— start —
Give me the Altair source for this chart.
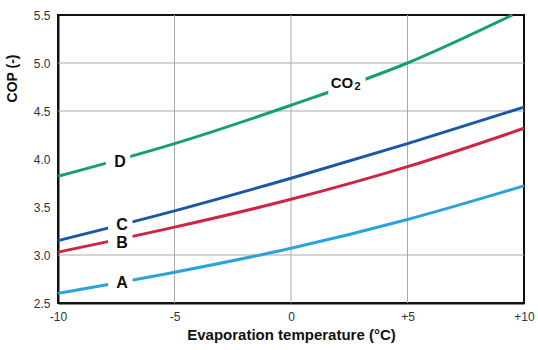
import altair as alt
import pandas as pd

# Series values
temps = [-10, -5, 0, 5, 10]
cop_A = [2.60, 2.82, 3.07, 3.37, 3.72]
cop_B = [3.03, 3.29, 3.58, 3.92, 4.32]
cop_C = [3.15, 3.46, 3.80, 4.16, 4.54]
temps_D = [-10, -5, 0, 5, 9.5]
cop_D = [3.82, 4.16, 4.56, 5.00, 5.50]

series_names = ["A", "B", "C", "D"]
series_colors = ["#2aa3dc", "#cf2447", "#1b57a5", "#16a06b"]

# Curve labels
label_text = ["A", "B", "C", "D"]
label_x = [-7.25, -7.25, -7.25, -7.34]
label_y = [2.71, 3.12, 3.31, 3.97]
co_label = ["CO"]
co_x = [2.19]
co_y = [4.79]
sub_label = ["2"]
sub_x = [2.86]
sub_y = [4.745]

# Gaps cut in the curves behind the labels
gap_x1 = [-7.85, -7.85, -7.85, -7.95, 1.60]
gap_x2 = [-6.80, -6.80, -6.80, -6.90, 3.20]
gap_y1 = [2.62, 3.04, 3.23, 3.88, 4.66]
gap_y2 = [2.80, 3.21, 3.40, 4.06, 4.90]

# Axes
x_ticks = [-10, -5, 0, 5, 10]
y_ticks = [2.5, 3.0, 3.5, 4.0, 4.5, 5.0, 5.5]
y_grid = [3.0, 4.5, 5.0]
x_grid = [-5, 0, 5]

rows = []
for name, xs, ys in [("A", temps, cop_A), ("B", temps, cop_B),
                     ("C", temps, cop_C), ("D", temps_D, cop_D)]:
    for t, c in zip(xs, ys):
        rows.append({"series": name, "t": t, "cop": c})
lines_df = pd.DataFrame(rows)

xscale = alt.Scale(domain=[-10, 10], nice=False, zero=False)
yscale = alt.Scale(domain=[2.5, 5.5], nice=False, zero=False)

FONT = "Liberation Sans"

base_x = alt.X("t:Q", scale=xscale,
               axis=alt.Axis(values=x_ticks, grid=False, ticks=False,
                             labelExpr="datum.value > 0 ? '+' + datum.value : '' + datum.value",
                             labelFlush=False, labelPadding=8, labelFontSize=12,
                             labelColor="#333333", labelFont=FONT,
                             title="Evaporation temperature (°C)", titleFont=FONT,
                             titleFontSize=15, titleFontWeight="bold",
                             titleColor="#111111", titlePadding=5,
                             domainColor="#111111", domainWidth=2))
base_y = alt.Y("cop:Q", scale=yscale,
               axis=alt.Axis(values=y_ticks, format=".1f", grid=False, ticks=False,
                             labelFlush=False, labelPadding=8, labelFontSize=12,
                             labelColor="#333333", labelFont=FONT,
                             title="COP (-)", titleFont=FONT, titleFontSize=14,
                             titleFontWeight="bold", titleColor="#111111",
                             titleAngle=270, titleX=-46, titleY=63,
                             titleAlign="center", titleBaseline="middle",
                             domainColor="#111111", domainWidth=2))

ygrid_df = pd.DataFrame({"cop": y_grid})
xgrid_df = pd.DataFrame({"t": x_grid})

hgrid = alt.Chart(ygrid_df).mark_rule(color="#aaaaaa", strokeWidth=1).encode(
    y=alt.Y("cop:Q", scale=yscale))
vgrid = alt.Chart(xgrid_df).mark_rule(color="#aaaaaa", strokeWidth=1).encode(
    x=alt.X("t:Q", scale=xscale))

lines = alt.Chart(lines_df).mark_line(strokeWidth=3, interpolate="monotone").encode(
    x=base_x, y=base_y,
    color=alt.Color("series:N", scale=alt.Scale(domain=series_names, range=series_colors),
                    legend=None))

gaps_df = pd.DataFrame({"x1": gap_x1, "x2": gap_x2, "y1": gap_y1, "y2": gap_y2})
gaps = alt.Chart(gaps_df).mark_rect(color="white").encode(
    x=alt.X("x1:Q", scale=xscale), x2="x2:Q",
    y=alt.Y("y1:Q", scale=yscale), y2="y2:Q")

labels_df = pd.DataFrame({"t": label_x, "cop": label_y, "txt": label_text})
labels = alt.Chart(labels_df).mark_text(font=FONT, fontSize=16, fontWeight="bold",
                                        color="#111111").encode(
    x=alt.X("t:Q", scale=xscale), y=alt.Y("cop:Q", scale=yscale), text="txt:N")

co_df = pd.DataFrame({"t": co_x, "cop": co_y, "txt": co_label})
co = alt.Chart(co_df).mark_text(font=FONT, fontSize=15, fontWeight="bold",
                                color="#111111").encode(
    x=alt.X("t:Q", scale=xscale), y=alt.Y("cop:Q", scale=yscale), text="txt:N")
sub_df = pd.DataFrame({"t": sub_x, "cop": sub_y, "txt": sub_label})
sub = alt.Chart(sub_df).mark_text(font=FONT, fontSize=11, fontWeight="bold",
                                  color="#111111").encode(
    x=alt.X("t:Q", scale=xscale), y=alt.Y("cop:Q", scale=yscale), text="txt:N")

chart = alt.layer(hgrid, vgrid, lines, gaps, labels, co, sub).properties(
    width=466, height=288,
    autosize=alt.AutoSizeParams(type="none"),
    padding={"left": 58, "top": 15, "right": 14, "bottom": 47},
    background="white",
).configure_view(stroke="#111111", strokeWidth=2)

chart.save("out.html", embed_options={"renderer": "svg", "actions": False})
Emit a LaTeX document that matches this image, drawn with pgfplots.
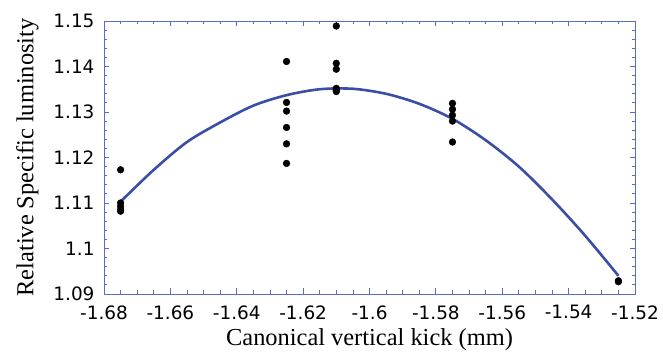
\documentclass[border=0pt]{standalone}
\usepackage{fontspec}
\setmainfont{Liberation Serif}
\newfontfamily\tickfont{DejaVu Sans}
\usepackage{pgfplots}
\pgfplotsset{compat=1.18}
\definecolor{axblue}{HTML}{5B6CC4}
\definecolor{curveblue}{HTML}{3A4EA6}
\begin{document}
\begin{tikzpicture}
\begin{axis}[
  scale only axis,
  width=531bp, height=273bp,
  xmin=-1.68, xmax=-1.52,
  ymin=1.09, ymax=1.15,
  xtick={-1.68,-1.66,...,-1.52},
  ytick={1.09,1.10,...,1.15},
  minor x tick num=3,
  minor y tick num=4,
  tick align=inside,
  major tick length=5.5bp,
  minor tick length=3.5bp,
  axis line style={axblue, line width=0.9bp},
  every tick/.style={axblue, line width=0.8bp},
  /pgf/number format/assume math mode=true,
  /pgf/number format/fixed,
  /pgf/number format/precision=2,
  tick label style={font=\tickfont\fontsize{18.5}{20}\selectfont},
  xticklabel style={yshift=-8bp},
  yticklabel style={xshift=-6bp},
  label style={font=\fontsize{24.5}{26}\selectfont},
  xlabel={Canonical vertical kick (mm)},
  ylabel={Relative Specific luminosity},
  xlabel style={yshift=-2bp},
  ylabel style={yshift=8bp},
  clip=false,
]
\addplot[curveblue, line width=2.6bp, smooth] coordinates {
(-1.675,1.1103) (-1.665,1.1173) (-1.655,1.1234) (-1.645,1.1277)
(-1.635,1.1314) (-1.625,1.1337) (-1.615,1.1350) (-1.605,1.1351)
(-1.595,1.1340) (-1.585,1.1318) (-1.575,1.1285) (-1.565,1.1238)
(-1.555,1.1180) (-1.545,1.1108) (-1.535,1.1028) (-1.525,1.0940)
};
\addplot[only marks, mark=*, mark size=3.4bp, black] coordinates {
(-1.675,1.1173) (-1.675,1.1100) (-1.675,1.1092) (-1.675,1.1085) (-1.675,1.1082)
(-1.625,1.1411) (-1.625,1.1321) (-1.625,1.1302) (-1.625,1.1266) (-1.625,1.1230) (-1.625,1.1187)
(-1.610,1.1489) (-1.610,1.1407) (-1.610,1.1394) (-1.610,1.1352) (-1.610,1.1348) (-1.610,1.1345)
(-1.575,1.1319) (-1.575,1.1306) (-1.575,1.1293) (-1.575,1.1280) (-1.575,1.1234)
(-1.525,1.0927) (-1.525,1.0929)
};
\coordinate (bl) at (rel axis cs:0,0);
\coordinate (tr) at (rel axis cs:1,1);
\end{axis}
\pgfresetboundingbox
\path ([shift={(-104bp,-58bp)}]bl) rectangle ([shift={(28bp,21bp)}]tr);
\end{tikzpicture}
\end{document}
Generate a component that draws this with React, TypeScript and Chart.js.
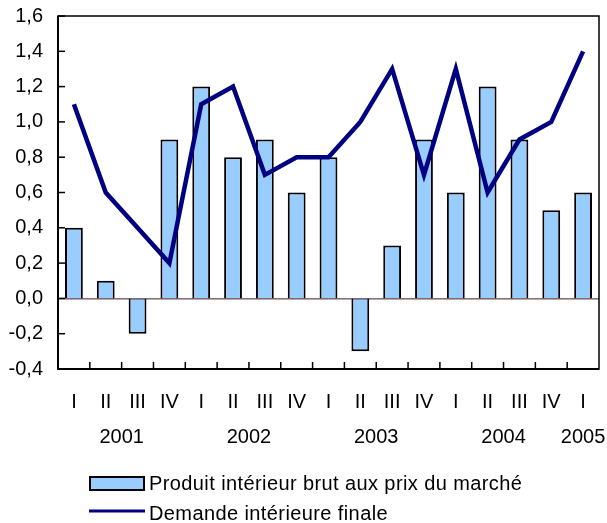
import React, { useEffect, useRef } from "react";
import { Chart, registerables } from "chart.js";

Chart.register(...registerables);

const quarters = ["I", "II", "III", "IV", "I", "II", "III", "IV", "I", "II", "III", "IV", "I", "II", "III", "IV", "I"];
const years = ["2001", "2002", "2003", "2004", "2005"];
const yearQuarterCounts = [4, 4, 4, 4, 1];
const pibValues = [0.4, 0.1, -0.2, 0.9, 1.2, 0.8, 0.9, 0.6, 0.8, -0.3, 0.3, 0.9, 0.6, 1.2, 0.9, 0.5, 0.6];
const demandeValues = [1.1, 0.6, 0.4, 0.2, 1.1, 1.2, 0.7, 0.8, 0.8, 1.0, 1.3, 0.7, 1.3, 0.6, 0.9, 1.0, 1.4];
const seriesNames = ["Produit intérieur brut aux prix du marché", "Demande intérieure finale"];

const FONT = "'Liberation Sans', Arial, Helvetica, sans-serif";
const FONT_SIZE = 20;

const customPlugin = {
  id: "custom",
  afterDatasetsDraw(chart: any) {
    const ctx = chart.ctx;
    const area = chart.chartArea;
    const y = chart.scales.y;
    ctx.save();
    const y0 = y.getPixelForValue(0);
    ctx.strokeStyle = "#3a1a1a";
    ctx.lineWidth = 1;
    ctx.beginPath();
    ctx.moveTo(area.left, y0 + 0.5);
    ctx.lineTo(area.right, y0 + 0.5);
    ctx.stroke();
    ctx.restore();
  },
  afterDraw(chart: any) {
    const ctx = chart.ctx;
    const area = chart.chartArea;
    const x = chart.scales.x;
    const y = chart.scales.y;
    ctx.save();
    // frame
    ctx.strokeStyle = "#000";
    ctx.lineWidth = 1.5;
    ctx.strokeRect(area.left, area.top, area.right - area.left, area.bottom - area.top);
    ctx.lineWidth = 2;
    ctx.beginPath();
    ctx.moveTo(area.left, area.top);
    ctx.lineTo(area.left, area.bottom);
    ctx.lineTo(area.right, area.bottom);
    ctx.stroke();
    // y ticks inside
    ctx.lineWidth = 1.5;
    y.ticks.forEach((t: any) => {
      const py = y.getPixelForValue(t.value);
      ctx.beginPath();
      ctx.moveTo(area.left, py);
      ctx.lineTo(area.left + 7, py);
      ctx.stroke();
    });
    // x ticks inside (between categories)
    for (let i = 1; i < quarters.length; i++) {
      const px = (x.getPixelForValue(i - 1) + x.getPixelForValue(i)) / 2;
      ctx.beginPath();
      ctx.moveTo(px, area.bottom);
      ctx.lineTo(px, area.bottom - 7);
      ctx.stroke();
    }
    // year labels
    ctx.fillStyle = "#000";
    ctx.font = `${FONT_SIZE}px ${FONT}`;
    ctx.textAlign = "center";
    ctx.textBaseline = "middle";
    let idx = 0;
    years.forEach((yr, k) => {
      const n = yearQuarterCounts[k];
      const cx = (x.getPixelForValue(idx) + x.getPixelForValue(idx + n - 1)) / 2;
      ctx.fillText(yr, cx, 437);
      idx += n;
    });
    // legend
    const ds0 = chart.data.datasets[0];
    const ds1 = chart.data.datasets[1];
    ctx.fillStyle = ds0.backgroundColor;
    ctx.fillRect(90, 477, 54, 13);
    ctx.strokeStyle = "#000";
    ctx.lineWidth = 2;
    ctx.strokeRect(90, 477, 54, 13);
    ctx.strokeStyle = ds1.borderColor;
    ctx.lineWidth = 3;
    ctx.beginPath();
    ctx.moveTo(89, 511);
    ctx.lineTo(145, 511);
    ctx.stroke();
    ctx.fillStyle = "#000";
    ctx.textAlign = "left";
    (ctx as any).letterSpacing = "0.4px";
    ctx.fillText(ds0.label, 149, 484);
    ctx.fillText(ds1.label, 149, 514);
    (ctx as any).letterSpacing = "0px";
    ctx.restore();
  },
};

export default function App() {
  const ref = useRef<HTMLCanvasElement>(null);
  useEffect(() => {
    if (!ref.current) return;
    const chart = new Chart(ref.current, {
      type: "bar",
      data: {
        labels: quarters,
        datasets: [
          {
            type: "bar",
            label: seriesNames[0],
            data: pibValues,
            backgroundColor: "#99CCFF",
            borderColor: "#000",
            borderWidth: 2,
            barPercentage: 0.56,
            categoryPercentage: 1,
            order: 2,
          },
          {
            type: "line",
            label: seriesNames[1],
            data: demandeValues,
            borderColor: "#000080",
            borderWidth: 4.5,
            pointRadius: 0,
            tension: 0,
            order: 1,
          } as any,
        ],
      },
      options: {
        animation: false,
        responsive: false,
        layout: { padding: { top: 16, right: 8, left: 0, bottom: 0 } },
        plugins: { legend: { display: false }, tooltip: { enabled: false } },
        scales: {
          x: {
            type: "category",
            offset: true,
            grid: { display: false, drawTicks: false },
            border: { display: false },
            ticks: { color: "#000", font: { family: FONT, size: FONT_SIZE }, padding: 21, maxRotation: 0, autoSkip: false },
            afterFit: (s: any) => { s.height = 154; s.paddingLeft = 0; s.paddingRight = 0; },
          },
          y: {
            min: -0.4,
            max: 1.6,
            grid: { display: false, drawTicks: false },
            border: { display: false },
            ticks: {
              stepSize: 0.2,
              color: "#000",
              font: { family: FONT, size: FONT_SIZE },
              padding: 15,
              callback: (v: any) => Number(v).toFixed(1).replace(".", ","),
            },
            afterFit: (s: any) => { s.width = 58; s.paddingTop = 0; s.paddingBottom = 0; },
          },
        },
      },
      plugins: [customPlugin],
    });
    return () => chart.destroy();
  }, []);
  return (
    <div style={{ position: "absolute", left: 0, top: 0, width: 607, height: 523, background: "#fff" }}>
      <canvas ref={ref} width={607} height={523} style={{ width: 607, height: 523 }} />
    </div>
  );
}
— end —
Only the lines from the one containing "Generate a component" down to the one containing "const FONT_SIZE = 20;" should be copied, exactly and with both ends kept. Drop the pictures.

Solution to the problem
Generate a component that draws this with React, TypeScript and Chart.js.
import React, { useEffect, useRef } from "react";
import { Chart, registerables } from "chart.js";

Chart.register(...registerables);

const quarters = ["I", "II", "III", "IV", "I", "II", "III", "IV", "I", "II", "III", "IV", "I", "II", "III", "IV", "I"];
const years = ["2001", "2002", "2003", "2004", "2005"];
const yearQuarterCounts = [4, 4, 4, 4, 1];
const pibValues = [0.4, 0.1, -0.2, 0.9, 1.2, 0.8, 0.9, 0.6, 0.8, -0.3, 0.3, 0.9, 0.6, 1.2, 0.9, 0.5, 0.6];
const demandeValues = [1.1, 0.6, 0.4, 0.2, 1.1, 1.2, 0.7, 0.8, 0.8, 1.0, 1.3, 0.7, 1.3, 0.6, 0.9, 1.0, 1.4];
const seriesNames = ["Produit intérieur brut aux prix du marché", "Demande intérieure finale"];

const FONT = "'Liberation Sans', Arial, Helvetica, sans-serif";
const FONT_SIZE = 20;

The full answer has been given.